ここ数年、大切な人の誕生日には、前もってプレゼントを用意するのではなく、その人のほしいものを一緒に買いに行くようにしています。
例えば、靴とかバッグとか、ざっくりしたものを決めておいて、相手が試着したりお店の人と相談しながら吟味する様子を見ています。
そうしていると、わかることがあります。
「これ!」というものに出会うと、相手がにっこり笑うのです。
目尻にカラスの足跡のようなシワができるのが、そのサインです。
「まあ、これかな〜」と思っているときの顔と、「これ!」と思ったときの顔は全然違います。
「これ!」と思うものを見つけてもらって、それをプレゼントできるのがとてもうれしいのです。
これは、カウンセリングの中で起こることに似ています。
例えば、クライエントさんが自分の体験にぴったりと合う言葉を探しているとき。
自分が本当に感じたかったのは、どんな感情なんだろうと胸に手を当てているとき。
「まあ、こんな感じかな」と思っているときの表情と、「そうそう、これこれ!」と思ったときのクライエントさんの表情は、全然違います。
そして後者のときのほうが、クライエントさんも私も、ずっと満たされた気持ちになるのです。
カウンセリングを始めたばかりの頃には、私が「これかな?」と思うものを、いくつかクライエントさんの前に並べてみることもあります。

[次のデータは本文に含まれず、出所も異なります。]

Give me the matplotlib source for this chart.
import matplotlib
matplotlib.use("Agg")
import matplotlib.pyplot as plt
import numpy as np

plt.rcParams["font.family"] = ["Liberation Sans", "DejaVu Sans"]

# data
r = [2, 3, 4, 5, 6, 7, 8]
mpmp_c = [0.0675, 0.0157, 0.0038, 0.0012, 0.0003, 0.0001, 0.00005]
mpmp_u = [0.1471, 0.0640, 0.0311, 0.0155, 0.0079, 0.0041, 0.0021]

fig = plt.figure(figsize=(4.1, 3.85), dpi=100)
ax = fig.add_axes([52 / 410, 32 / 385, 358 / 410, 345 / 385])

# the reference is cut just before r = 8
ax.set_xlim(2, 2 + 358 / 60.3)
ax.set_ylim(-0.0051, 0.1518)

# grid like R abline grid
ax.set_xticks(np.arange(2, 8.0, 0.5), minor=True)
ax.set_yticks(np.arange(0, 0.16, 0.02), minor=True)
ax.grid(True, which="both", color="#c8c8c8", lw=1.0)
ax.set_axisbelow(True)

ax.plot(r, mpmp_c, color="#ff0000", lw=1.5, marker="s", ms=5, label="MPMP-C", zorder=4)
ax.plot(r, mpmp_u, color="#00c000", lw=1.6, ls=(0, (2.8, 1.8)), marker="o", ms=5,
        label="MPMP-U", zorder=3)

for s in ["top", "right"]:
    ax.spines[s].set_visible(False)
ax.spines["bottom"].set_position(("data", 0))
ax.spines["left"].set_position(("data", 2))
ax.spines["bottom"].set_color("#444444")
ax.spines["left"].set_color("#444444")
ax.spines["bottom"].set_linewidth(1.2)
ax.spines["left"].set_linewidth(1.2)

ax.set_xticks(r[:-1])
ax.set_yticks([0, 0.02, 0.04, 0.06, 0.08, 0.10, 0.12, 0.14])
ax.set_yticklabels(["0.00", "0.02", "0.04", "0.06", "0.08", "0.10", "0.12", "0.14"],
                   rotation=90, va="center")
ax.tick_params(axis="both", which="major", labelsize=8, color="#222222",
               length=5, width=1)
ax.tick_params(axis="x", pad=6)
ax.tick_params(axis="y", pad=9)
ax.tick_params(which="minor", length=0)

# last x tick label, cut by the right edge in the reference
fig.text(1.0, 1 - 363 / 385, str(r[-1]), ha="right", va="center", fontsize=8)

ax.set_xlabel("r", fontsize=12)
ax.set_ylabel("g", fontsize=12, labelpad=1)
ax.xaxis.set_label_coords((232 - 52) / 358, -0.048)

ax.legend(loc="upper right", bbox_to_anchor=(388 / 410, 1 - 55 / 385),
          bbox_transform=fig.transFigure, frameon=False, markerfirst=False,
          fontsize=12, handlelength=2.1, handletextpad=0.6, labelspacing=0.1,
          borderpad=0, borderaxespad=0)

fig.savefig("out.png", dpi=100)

そうやって、体験を表す言葉や感情のレパートリーがいろいろあるのだと知ってもらう段階も、もちろん必要です。
ほしいものを探すときに、いろいろと品物を見せてもらうのと同じです。
でも、そうしているうちに、だんだんと、クライエントさんの中で「これ」と思うものが、おぼろげに見えてきたり、不意に立ち上がってきたり、パッとわかることがあるのです。
「それ」を大切にしてほしいな、と思いますし、「それ」を見つけるお手伝いができるのも、カウンセリングの醍醐味のひとつです。